國府:お客様の経営層に、今後人材事業としてどうしていきたいかという話を聞くと、必ず選択肢の一つとしてテクノロジーの話が出てくるんですよね。その時に、「ディップだったらこんなことができますよ」とご提案すると、トップダウンですぐに話が進むことも多くて。既にRPAサービスの試験運用を開始した企業も数社あります。
採用コンサルタントの仕事はこれからどうなるのか。
渋谷:最近考えるのは、今後AIやRPAが発達していくと、私たち採用コンサルタントの仕事はどうなっていくのかなと。仕事の中でどんな部分が自動化され、どんな仕事が残っていくと思いますか?
飯島:お客様の仕事内容を聞いて把握するのは、AIでできそうですよね。でも、ターゲットから見た時にどんなところにその企業の魅力があるかを考えたり、あえてターゲットを変えた提案は人でないとできないのでは、と思います。
國府:お客様が話した内容を元に、若者に受けるようなポップな原稿を作ったり、高齢者向けに落ち着いたトーンで書いたりなど、ある程度パターン化した原稿の作成もAIでできそうですよね。ただ、他社も同じようなテクノロジーを取り入れてくると思うので、内容が似てきて、差がなくなってしまうのではとも思います。他と差別化するには、アイデアを加える、背景を理解した上での視点を加えるなど、人の力が必要だと思いますね。
渋谷:自動化で私たちの仕事の全てがなくなるのではなくて、より人だからできることに注力していくべきなんですね。私は今、応募者のシミュレーションを出すのに時間がかかっているのですが、その作業時間をお客様のところに行き、話す時間にもっとあてられたらいいなと思います。
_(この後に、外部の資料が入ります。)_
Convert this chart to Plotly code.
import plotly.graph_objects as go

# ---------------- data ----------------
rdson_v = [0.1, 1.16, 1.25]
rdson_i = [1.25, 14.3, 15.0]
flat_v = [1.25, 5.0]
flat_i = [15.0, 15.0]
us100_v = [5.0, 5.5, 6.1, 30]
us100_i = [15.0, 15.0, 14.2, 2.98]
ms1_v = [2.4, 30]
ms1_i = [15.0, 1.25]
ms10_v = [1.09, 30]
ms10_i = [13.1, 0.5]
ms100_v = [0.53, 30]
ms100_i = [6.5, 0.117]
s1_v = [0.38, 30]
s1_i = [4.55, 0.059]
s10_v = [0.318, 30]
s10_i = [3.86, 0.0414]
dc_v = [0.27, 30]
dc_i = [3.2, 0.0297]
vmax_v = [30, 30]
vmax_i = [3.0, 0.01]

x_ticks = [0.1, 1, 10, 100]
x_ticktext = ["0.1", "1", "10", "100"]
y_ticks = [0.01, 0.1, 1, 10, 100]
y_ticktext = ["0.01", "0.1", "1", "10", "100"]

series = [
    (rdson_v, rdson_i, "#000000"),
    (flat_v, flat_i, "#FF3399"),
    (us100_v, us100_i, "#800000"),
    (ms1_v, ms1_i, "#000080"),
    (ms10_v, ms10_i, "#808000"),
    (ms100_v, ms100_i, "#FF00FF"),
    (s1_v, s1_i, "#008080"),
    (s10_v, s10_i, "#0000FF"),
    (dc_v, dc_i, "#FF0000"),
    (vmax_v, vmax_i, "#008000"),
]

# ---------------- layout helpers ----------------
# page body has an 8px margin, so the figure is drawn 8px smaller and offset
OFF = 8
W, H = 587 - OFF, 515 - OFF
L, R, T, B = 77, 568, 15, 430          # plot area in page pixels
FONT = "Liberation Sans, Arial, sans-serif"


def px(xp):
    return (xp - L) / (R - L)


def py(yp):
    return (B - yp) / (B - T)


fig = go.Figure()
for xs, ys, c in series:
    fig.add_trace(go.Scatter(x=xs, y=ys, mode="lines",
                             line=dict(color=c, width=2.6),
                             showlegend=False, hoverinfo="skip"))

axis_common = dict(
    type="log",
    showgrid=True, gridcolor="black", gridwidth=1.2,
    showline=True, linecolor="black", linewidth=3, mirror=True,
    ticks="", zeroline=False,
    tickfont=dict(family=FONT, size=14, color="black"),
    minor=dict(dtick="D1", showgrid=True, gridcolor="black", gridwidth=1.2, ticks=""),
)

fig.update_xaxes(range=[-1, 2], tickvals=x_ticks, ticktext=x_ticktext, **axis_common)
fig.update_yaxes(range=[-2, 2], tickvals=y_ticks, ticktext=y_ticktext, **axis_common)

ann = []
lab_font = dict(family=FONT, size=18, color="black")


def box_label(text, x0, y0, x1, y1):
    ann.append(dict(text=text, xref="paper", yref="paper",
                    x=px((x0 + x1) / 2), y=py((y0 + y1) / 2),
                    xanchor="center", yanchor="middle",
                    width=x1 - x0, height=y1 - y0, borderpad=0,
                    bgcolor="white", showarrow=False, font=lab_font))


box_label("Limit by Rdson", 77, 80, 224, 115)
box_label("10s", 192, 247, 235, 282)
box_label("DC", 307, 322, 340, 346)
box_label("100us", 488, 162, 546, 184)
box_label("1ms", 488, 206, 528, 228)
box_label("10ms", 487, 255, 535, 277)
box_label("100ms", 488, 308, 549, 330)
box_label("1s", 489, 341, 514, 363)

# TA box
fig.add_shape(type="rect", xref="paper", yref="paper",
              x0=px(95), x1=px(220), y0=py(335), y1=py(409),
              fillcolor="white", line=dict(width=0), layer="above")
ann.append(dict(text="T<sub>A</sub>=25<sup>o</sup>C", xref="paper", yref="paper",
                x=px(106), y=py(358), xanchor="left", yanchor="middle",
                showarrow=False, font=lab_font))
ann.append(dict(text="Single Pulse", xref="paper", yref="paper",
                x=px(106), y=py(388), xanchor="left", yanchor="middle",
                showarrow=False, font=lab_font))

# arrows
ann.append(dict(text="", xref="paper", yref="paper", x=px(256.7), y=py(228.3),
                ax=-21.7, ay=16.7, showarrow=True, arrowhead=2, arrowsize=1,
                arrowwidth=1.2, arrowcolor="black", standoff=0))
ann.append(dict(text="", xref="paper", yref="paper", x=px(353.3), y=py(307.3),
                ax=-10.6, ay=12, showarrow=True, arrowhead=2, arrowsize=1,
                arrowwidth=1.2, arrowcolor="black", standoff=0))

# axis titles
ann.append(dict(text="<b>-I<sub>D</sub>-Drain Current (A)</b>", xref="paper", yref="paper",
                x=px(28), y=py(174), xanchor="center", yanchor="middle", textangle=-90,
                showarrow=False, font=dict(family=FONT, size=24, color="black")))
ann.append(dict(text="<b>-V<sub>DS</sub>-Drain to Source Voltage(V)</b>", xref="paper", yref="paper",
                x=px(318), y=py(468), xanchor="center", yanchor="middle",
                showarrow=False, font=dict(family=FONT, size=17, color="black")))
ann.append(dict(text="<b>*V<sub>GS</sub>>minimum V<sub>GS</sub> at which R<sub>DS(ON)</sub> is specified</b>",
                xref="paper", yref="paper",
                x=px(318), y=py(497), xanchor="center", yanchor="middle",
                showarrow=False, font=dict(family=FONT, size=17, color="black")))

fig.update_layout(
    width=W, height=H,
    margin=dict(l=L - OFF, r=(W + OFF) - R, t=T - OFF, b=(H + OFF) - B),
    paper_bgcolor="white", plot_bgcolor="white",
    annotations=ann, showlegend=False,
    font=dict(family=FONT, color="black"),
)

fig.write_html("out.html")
國府:お客様と深く関わっていくと、採用まわり以外の事業課題も見えてきます。派遣会社のお客様からは、応募を集めて終わりではなく、稼働させて黒字化できるまでをしっかり見てほしい、とオーダーをいただくことが増えています。表面的ではない仕事が求められていると感じますし、どこよりもお客様の事業に深く関わり、一緒に追求できる存在になりたいですね。
今後、どんな力を磨いていきたいか。
飯島:私は、今後採用コンサルタントとして、まずは個社のビジネスモデルを理解することを徹底的に行いたいと思います。そして、時代やニーズに合わせて、既存の型にこだわらず、新たな職種やポジションの提案なども行い、雇用の活性化を促していきたいです。
渋谷:仕事の中で一部の業務をAIやRPAが担っていったときに“人が行う仕事”の競争が激化するのでは、と思います。例えば営業でいうと、より意図を汲み取れるとか、より面白みのある提案ができるとか、 “その人”だからこそできることに価値がつくと思うんです。私自身でいうと、先導して道をつくるような発想や固定観念にとらわれない柔軟性を身につけたいと思っています。
國府:この先テクノロジーが発達すると、“問題を解決するために、情報を組み合わせて着想する力”がより求められていくと思います。今の“当たり前”がこの先も当たり前であるとは限らない時代で、僕らの仕事も新しいビジネスモデルを取り入れるなどしながら、進化していかなければならないと強く感じます。そのために、日々多様な知識や情報を得ることを強く意識しています。